Außerdem gibt es noch die von Ihnen angesprochene Option: Der Schüler war zwar krank, will die Stegreifaufgabe aber unbedingt mitschreiben, weil er sich den Prüfungsstoff privat angeeignet hat. Dann sollte ihm das nicht verboten werden. Die Entscheidung liege aber beim Lehrer, sagt das Kultusministerium. "Er wird nach pädagogischem Ermessen entscheiden, da er allein den Inhalt des Leistungsnachweises kennt." Gerade beim Erstellen von mündlichen Noten fällt dem Lehrer also eine Menge Entscheidungsgewalt zu.

"Wenn der Schüler deutlich sagt, dass er die Ex mitschreiben und auch bewertet haben möchte, kann er das natürlich tun", erklärt ein bayerischer Gymnasiallehrer, der seinen Namen hier nicht lesen möchte. Das passiere aber nur selten. Sicher fühlen dürften sich seine Schüler nach Krankheit nicht - denn eine Abfrage über Grundwissen oder über "die letzte Stunde, die der Schüler in meinem Fach anwesend war", sei denkbar. "Es gibt ja, ohne jetzt böse klingen zu wollen, schon Schüler, die strategisch dem Unterricht fern bleiben, um keine Stegreifaufgaben mitschreiben zu müssen oder abgefragt zu werden. Damit sie damit keinen Erfolg haben, frage ich gerne mal Grundwissen ab, um eine Note von ihnen zu bekommen."

Gleiches Recht für alle

Zu Ihrer Frage nach dem erst versprochenen und dann verwehrten Referat sollten Sie das Gespräch mit dem Lehrer suchen: Wo liegen die Gründe für seinen Sinneswandel? Ist es vielleicht ein Missverständnis und lässt sich im Dialog ausräumen? Lässt sich der Zwist nicht lösen, ist das Gespräch mit dem Rektor der Schule die nächste Eskalationsstufe. Versuchen Sie unter Vermittlung des Schulleiters doch noch einmal, gemeinsam mit dem Lehrer eine Lösung zu finden. Hilft das alles nichts, wäre der nächste Schritt eine Beschwerde beim zuständigen Ministerialbeauftragten. Die Verantwortlichen für Ihren Bezirk können Sie hier einsehen.
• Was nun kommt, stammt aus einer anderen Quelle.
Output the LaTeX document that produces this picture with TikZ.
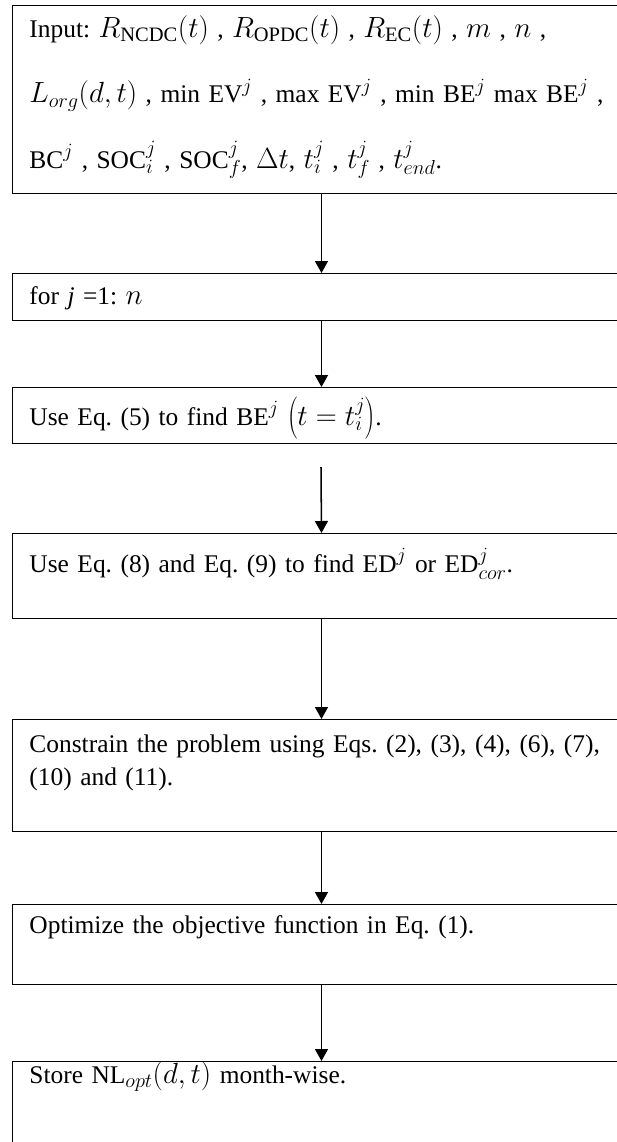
\documentclass[tikz,border=0pt]{standalone}
\usepackage{fontspec}
\setmainfont{Liberation Serif}
\usetikzlibrary{arrows.meta}
\DeclareMathSizes{21.7}{24.5}{17.5}{14}
\frenchspacing
\begin{document}
\begin{tikzpicture}[x=0.03cm, y=-0.03cm,
  box/.style={draw, line width=0.8pt, anchor=north west, inner xsep=0.51cm, inner ysep=0pt,
    minimum width=18.54cm, text width=17.52cm, align=left,
    font=\fontsize{21.7}{24}\selectfont},
  arr/.style={line width=1.3pt, -{Triangle[width=0.39cm,length=0.36cm]}}]
\useasboundingbox (0,0) rectangle (617,1142);
\clip (0,0) rectangle (617,1142);
\node (input) [box, text height=0.96cm, text depth=4.68cm] at (12,5)
  {\fontsize{21.7}{55.9}\selectfont\begin{tabular}[t]{@{}l@{}}
  Input: $R_{\mathrm{NCDC}}(t)$ , $R_{\mathrm{OPDC}}(t)$ , $R_{\mathrm{EC}}(t)$ , $m$ , $n$ ,\\
  $L_{org}(d,t)$ , min EV$^j$ , max EV$^j$ , min BE$^j$ max BE$^j$ ,\\
  BC$^j$ , SOC$_i^j$ , SOC$_f^j$, $\Delta t$, $t_i^j$ , $t_f^j$ , $t_{end}^j$.
  \end{tabular}};
\node (loop) [box, text height=0.93cm, text depth=0.48cm] at (12,273) {for \textit{j} =1: $n$};
\node (findbe) [box, text height=1.14cm, text depth=0.54cm] at (12,387)
  {Use Eq. (5) to find BE$^j$ $\left(t = t_i^j\right)$.};
\node (finded) [box, text height=1.17cm, text depth=1.38cm] at (12,533)
  {Use Eq. (8) and Eq. (9) to find ED$^j$ or ED$_{cor}^j$.};
\node (constr) [box, text height=0.99cm, text depth=2.37cm] at (12,719)
  {\fontsize{21.7}{28.1}\selectfont\begin{tabular}[t]{@{}l@{}}
  Constrain the problem using Eqs. (2), (3), (4), (6), (7),\\
  (10) and (11).
  \end{tabular}};
\node (optim) [box, text height=0.87cm, text depth=1.53cm] at (12,904)
  {Optimize the objective function in Eq. (1).};
\node (store) [box, text height=0.66cm, text depth=3cm] at (12,1061)
  {Store NL$_{opt}(d,t)$ month-wise.};
\coordinate (gap) at (321,467);
\draw [arr] (input.south) -- (loop.north);
\draw [arr] (loop.south) -- (findbe.north);
\draw [arr] (gap) -- (finded.north);
\draw [arr] (finded.south) -- (constr.north);
\draw [arr] (constr.south) -- (optim.north);
\draw [arr] (optim.south) -- (store.north);
\end{tikzpicture}
\end{document}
Grundsätzlich, so schreibt das Kultusministerium zu der Frage, sind Lehrer "selbstverständlich gehalten, alle Schülerinnen und Schüler gleich zu behandeln". Gleiches Recht für alle also. Für den Lehrer ist es eine der täglichen Herausforderungen, jedem Schüler möglichst das gleiche Maß an Aufmerksamkeit und Förderung zukommen zu lassen - und jedem die gleichen Chancen einzuräumen.

Wenn also ein Schüler durch ein freiwilliges Referat die Möglichkeit zur Notenverbesserung bekommt, ein anderer aber nicht, muss der Lehrer diesen Schritt sehr gut begründen. Vielleicht kämpft der eine um das Erreichen das Klassenziels und darf deshalb noch mal referieren, während der andere sowieso versetzt wird? Am besten fragt der betroffene Schüler zuerst freundlich selbst beim Lehrer nach, bevor Sie in einer Elternsprechstunde vorstellig werden.